Output exactly the lines from the line containing "Rebuild this chart as a Python" through the line containing "plt.rcParams['mathtext.bf'] = 'Liberation", inclusive, and omit any pictures.

----------------------------------------

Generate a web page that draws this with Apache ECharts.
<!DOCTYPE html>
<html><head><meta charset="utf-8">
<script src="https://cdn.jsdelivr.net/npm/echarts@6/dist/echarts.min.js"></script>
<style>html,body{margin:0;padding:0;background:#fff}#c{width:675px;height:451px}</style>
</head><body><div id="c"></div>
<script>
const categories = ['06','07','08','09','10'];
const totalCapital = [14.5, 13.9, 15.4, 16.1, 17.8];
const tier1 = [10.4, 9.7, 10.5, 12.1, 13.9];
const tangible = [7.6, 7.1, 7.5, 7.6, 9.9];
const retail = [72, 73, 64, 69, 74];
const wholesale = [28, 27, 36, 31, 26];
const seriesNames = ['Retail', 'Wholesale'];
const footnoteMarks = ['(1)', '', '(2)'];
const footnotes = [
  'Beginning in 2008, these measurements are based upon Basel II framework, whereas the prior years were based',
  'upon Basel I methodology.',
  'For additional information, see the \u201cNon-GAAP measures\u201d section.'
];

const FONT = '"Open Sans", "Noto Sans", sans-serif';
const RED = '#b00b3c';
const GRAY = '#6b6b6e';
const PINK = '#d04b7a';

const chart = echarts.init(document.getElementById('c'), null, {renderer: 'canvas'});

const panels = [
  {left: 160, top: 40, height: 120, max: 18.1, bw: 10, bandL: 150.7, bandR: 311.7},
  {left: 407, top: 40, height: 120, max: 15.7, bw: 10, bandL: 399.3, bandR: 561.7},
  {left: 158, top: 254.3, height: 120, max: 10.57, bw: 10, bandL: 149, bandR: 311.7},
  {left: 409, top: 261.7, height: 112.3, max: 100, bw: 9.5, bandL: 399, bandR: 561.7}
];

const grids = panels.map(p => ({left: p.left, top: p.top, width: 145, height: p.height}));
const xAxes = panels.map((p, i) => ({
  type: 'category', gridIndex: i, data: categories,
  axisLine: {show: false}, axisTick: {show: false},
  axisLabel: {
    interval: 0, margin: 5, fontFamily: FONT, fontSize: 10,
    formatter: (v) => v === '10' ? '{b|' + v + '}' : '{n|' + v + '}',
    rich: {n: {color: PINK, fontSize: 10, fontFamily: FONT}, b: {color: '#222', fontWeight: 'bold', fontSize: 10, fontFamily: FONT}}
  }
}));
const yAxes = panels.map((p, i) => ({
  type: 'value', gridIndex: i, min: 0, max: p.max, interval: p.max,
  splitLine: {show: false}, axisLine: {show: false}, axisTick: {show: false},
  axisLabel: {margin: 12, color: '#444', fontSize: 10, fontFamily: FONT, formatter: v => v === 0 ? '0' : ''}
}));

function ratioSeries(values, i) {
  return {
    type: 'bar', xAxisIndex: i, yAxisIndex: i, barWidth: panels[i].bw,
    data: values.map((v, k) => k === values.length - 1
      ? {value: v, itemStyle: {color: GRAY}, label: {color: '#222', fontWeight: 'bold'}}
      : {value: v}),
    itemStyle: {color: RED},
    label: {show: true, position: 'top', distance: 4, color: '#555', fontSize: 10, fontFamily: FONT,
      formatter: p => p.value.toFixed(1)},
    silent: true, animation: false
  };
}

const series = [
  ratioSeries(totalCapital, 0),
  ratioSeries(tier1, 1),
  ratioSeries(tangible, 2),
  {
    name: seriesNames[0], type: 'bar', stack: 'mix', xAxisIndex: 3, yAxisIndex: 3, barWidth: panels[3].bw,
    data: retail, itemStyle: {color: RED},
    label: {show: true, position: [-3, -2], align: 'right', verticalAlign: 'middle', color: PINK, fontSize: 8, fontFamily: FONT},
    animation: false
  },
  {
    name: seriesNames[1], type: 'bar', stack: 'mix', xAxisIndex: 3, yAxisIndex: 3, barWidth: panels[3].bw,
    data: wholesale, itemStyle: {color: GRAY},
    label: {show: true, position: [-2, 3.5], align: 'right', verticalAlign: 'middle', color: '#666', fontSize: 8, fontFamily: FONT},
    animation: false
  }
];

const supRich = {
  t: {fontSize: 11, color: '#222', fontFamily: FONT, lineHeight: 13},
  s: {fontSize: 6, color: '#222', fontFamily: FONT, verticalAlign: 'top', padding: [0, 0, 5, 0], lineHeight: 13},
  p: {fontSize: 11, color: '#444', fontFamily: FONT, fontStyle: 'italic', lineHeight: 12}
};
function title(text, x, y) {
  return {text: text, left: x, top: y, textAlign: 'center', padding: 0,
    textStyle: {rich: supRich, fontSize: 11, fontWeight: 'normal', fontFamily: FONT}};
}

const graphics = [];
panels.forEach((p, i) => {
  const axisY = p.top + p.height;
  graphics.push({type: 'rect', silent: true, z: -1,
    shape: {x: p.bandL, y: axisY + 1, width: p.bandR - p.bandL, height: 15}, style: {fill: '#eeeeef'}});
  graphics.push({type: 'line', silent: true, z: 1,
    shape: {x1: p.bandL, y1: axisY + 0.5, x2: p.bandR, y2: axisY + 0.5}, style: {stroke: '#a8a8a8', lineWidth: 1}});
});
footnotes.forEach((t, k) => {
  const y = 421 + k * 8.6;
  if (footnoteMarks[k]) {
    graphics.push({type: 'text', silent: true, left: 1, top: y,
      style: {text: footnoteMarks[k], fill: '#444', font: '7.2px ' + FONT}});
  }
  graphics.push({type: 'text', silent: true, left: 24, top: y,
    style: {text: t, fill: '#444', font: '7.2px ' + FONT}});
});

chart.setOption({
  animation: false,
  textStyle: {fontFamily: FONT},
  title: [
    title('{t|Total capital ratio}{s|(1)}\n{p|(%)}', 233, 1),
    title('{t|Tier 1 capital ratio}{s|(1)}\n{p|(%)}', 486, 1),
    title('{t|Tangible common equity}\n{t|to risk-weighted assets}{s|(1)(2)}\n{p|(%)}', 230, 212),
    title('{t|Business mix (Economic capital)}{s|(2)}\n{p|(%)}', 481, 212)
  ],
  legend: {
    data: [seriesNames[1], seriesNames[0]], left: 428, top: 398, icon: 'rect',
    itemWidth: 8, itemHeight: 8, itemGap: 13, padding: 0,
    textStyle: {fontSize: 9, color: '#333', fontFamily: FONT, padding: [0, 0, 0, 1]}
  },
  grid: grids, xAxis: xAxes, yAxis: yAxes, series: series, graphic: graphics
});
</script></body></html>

----------------------------------------

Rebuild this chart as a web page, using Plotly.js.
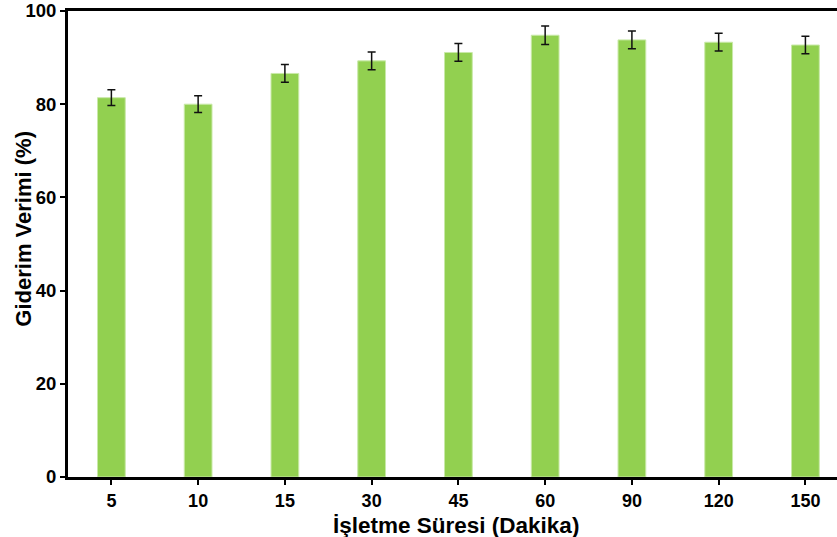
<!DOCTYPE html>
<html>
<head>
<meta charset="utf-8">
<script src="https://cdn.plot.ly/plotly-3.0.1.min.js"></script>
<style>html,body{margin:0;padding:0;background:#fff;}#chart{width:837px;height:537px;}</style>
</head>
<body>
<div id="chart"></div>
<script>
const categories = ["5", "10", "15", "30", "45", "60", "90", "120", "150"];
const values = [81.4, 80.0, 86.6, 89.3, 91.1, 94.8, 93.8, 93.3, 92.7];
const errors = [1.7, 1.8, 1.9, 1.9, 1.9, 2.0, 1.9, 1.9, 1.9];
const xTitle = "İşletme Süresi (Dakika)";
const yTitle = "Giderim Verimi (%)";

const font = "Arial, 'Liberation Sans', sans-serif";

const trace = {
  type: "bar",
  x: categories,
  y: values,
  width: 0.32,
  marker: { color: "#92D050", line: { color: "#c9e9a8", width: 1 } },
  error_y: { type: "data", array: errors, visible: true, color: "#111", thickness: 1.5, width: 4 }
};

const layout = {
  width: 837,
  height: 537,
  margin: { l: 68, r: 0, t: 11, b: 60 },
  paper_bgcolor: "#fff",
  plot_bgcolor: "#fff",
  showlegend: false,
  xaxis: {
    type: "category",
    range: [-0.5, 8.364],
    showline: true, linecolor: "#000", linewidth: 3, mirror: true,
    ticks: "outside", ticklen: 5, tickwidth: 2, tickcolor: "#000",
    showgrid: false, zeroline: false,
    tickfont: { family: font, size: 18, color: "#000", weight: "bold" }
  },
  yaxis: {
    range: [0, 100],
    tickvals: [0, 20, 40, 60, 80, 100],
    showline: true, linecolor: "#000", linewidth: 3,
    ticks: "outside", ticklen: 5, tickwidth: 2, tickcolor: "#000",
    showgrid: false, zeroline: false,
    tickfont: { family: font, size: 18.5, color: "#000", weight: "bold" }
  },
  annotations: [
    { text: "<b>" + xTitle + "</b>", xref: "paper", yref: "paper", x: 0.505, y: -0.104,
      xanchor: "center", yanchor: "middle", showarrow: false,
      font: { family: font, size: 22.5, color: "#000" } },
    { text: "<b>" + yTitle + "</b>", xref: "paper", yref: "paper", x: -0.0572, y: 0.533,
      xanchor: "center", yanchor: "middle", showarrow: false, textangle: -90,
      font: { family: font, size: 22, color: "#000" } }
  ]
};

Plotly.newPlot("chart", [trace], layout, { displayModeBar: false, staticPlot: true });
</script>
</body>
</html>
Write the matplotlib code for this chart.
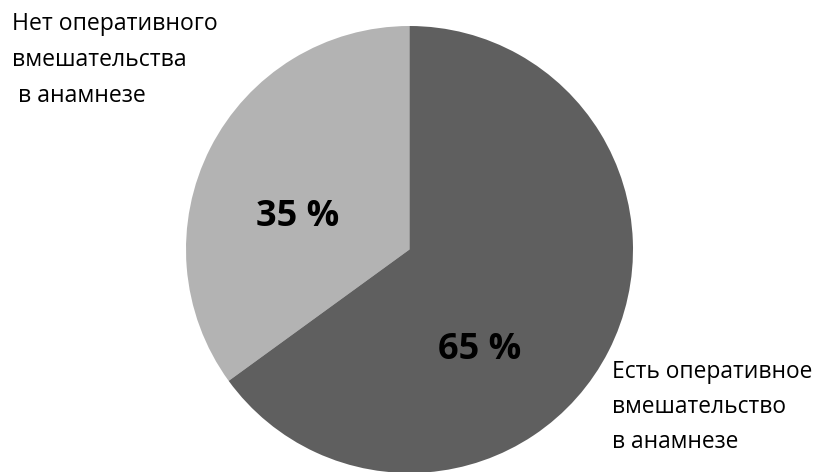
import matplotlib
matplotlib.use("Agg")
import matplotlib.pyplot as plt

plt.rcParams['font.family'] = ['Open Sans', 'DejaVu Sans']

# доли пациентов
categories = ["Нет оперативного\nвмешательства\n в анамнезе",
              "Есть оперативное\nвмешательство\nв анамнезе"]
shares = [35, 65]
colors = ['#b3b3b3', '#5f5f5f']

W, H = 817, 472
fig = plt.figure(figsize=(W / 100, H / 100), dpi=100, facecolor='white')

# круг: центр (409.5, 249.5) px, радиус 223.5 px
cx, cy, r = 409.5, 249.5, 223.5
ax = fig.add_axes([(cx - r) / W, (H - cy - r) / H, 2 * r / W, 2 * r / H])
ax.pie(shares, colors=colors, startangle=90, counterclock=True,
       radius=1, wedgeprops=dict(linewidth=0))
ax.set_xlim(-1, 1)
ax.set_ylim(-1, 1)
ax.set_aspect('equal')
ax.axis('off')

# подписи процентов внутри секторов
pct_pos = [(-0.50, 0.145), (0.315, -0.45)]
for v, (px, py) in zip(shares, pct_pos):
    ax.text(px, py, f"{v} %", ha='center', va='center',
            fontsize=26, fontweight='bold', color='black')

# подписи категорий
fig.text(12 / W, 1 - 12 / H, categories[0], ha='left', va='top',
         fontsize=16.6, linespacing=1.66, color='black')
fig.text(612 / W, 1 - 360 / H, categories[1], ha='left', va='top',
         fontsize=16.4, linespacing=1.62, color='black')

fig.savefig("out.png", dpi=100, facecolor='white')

----------------------------------------

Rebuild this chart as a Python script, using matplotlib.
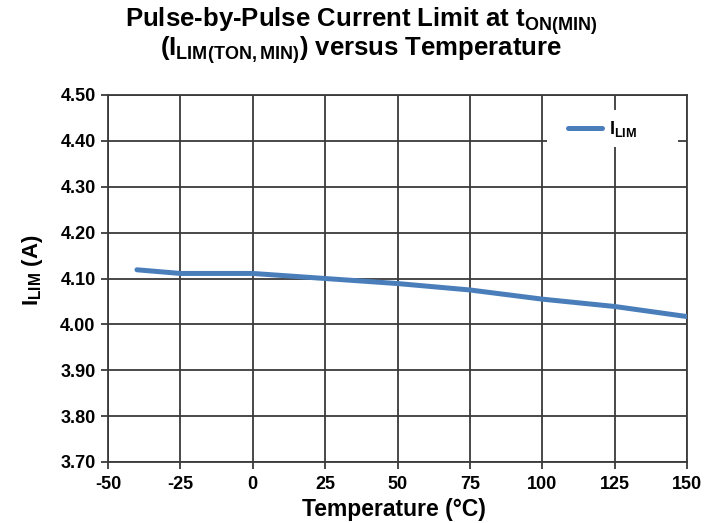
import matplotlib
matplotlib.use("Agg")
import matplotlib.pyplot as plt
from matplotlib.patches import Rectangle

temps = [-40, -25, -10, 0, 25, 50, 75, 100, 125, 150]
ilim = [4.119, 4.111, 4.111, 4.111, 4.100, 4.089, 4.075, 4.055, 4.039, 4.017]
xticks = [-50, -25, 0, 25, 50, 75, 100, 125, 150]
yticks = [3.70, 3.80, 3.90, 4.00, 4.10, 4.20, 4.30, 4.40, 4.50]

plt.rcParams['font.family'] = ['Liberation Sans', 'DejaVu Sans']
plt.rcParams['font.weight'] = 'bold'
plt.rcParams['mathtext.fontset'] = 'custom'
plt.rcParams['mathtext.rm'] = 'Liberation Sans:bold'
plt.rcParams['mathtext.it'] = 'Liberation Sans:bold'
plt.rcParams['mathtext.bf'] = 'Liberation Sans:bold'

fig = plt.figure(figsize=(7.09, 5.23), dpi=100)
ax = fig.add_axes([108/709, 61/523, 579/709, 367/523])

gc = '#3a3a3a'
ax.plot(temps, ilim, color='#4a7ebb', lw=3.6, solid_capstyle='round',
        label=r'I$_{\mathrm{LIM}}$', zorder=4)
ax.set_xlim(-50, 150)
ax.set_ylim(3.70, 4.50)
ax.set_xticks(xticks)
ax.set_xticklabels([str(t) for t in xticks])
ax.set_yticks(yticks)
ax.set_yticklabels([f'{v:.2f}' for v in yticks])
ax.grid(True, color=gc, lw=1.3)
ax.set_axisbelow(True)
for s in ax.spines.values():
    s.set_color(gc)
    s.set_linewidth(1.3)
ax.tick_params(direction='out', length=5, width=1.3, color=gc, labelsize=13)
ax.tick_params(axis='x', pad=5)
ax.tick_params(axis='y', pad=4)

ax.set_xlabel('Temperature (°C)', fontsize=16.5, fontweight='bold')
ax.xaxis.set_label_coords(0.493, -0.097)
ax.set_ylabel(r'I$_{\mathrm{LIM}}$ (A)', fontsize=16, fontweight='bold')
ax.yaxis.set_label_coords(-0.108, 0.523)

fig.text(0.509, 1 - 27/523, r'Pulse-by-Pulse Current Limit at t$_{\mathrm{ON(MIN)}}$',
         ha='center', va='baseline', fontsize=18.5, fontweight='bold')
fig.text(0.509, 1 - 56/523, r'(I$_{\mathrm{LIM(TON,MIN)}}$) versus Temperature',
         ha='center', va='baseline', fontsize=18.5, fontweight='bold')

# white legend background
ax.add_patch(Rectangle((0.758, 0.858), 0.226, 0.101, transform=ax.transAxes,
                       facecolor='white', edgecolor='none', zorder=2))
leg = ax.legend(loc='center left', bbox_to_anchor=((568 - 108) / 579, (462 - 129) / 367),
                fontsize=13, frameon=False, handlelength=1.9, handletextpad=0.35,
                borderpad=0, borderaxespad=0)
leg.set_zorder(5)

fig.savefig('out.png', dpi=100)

----------------------------------------

| Exercise answer |
Rebuild this chart as a Python script, using matplotlib.
import matplotlib
matplotlib.use("Agg")
import matplotlib.pyplot as plt
from matplotlib.patches import Rectangle

temps = [-40, -25, -10, 0, 25, 50, 75, 100, 125, 150]
ilim = [4.119, 4.111, 4.111, 4.111, 4.100, 4.089, 4.075, 4.055, 4.039, 4.017]
xticks = [-50, -25, 0, 25, 50, 75, 100, 125, 150]
yticks = [3.70, 3.80, 3.90, 4.00, 4.10, 4.20, 4.30, 4.40, 4.50]

plt.rcParams['font.family'] = ['Liberation Sans', 'DejaVu Sans']
plt.rcParams['font.weight'] = 'bold'
plt.rcParams['mathtext.fontset'] = 'custom'
plt.rcParams['mathtext.rm'] = 'Liberation Sans:bold'
plt.rcParams['mathtext.it'] = 'Liberation Sans:bold'
plt.rcParams['mathtext.bf'] = 'Liberation Sans:bold'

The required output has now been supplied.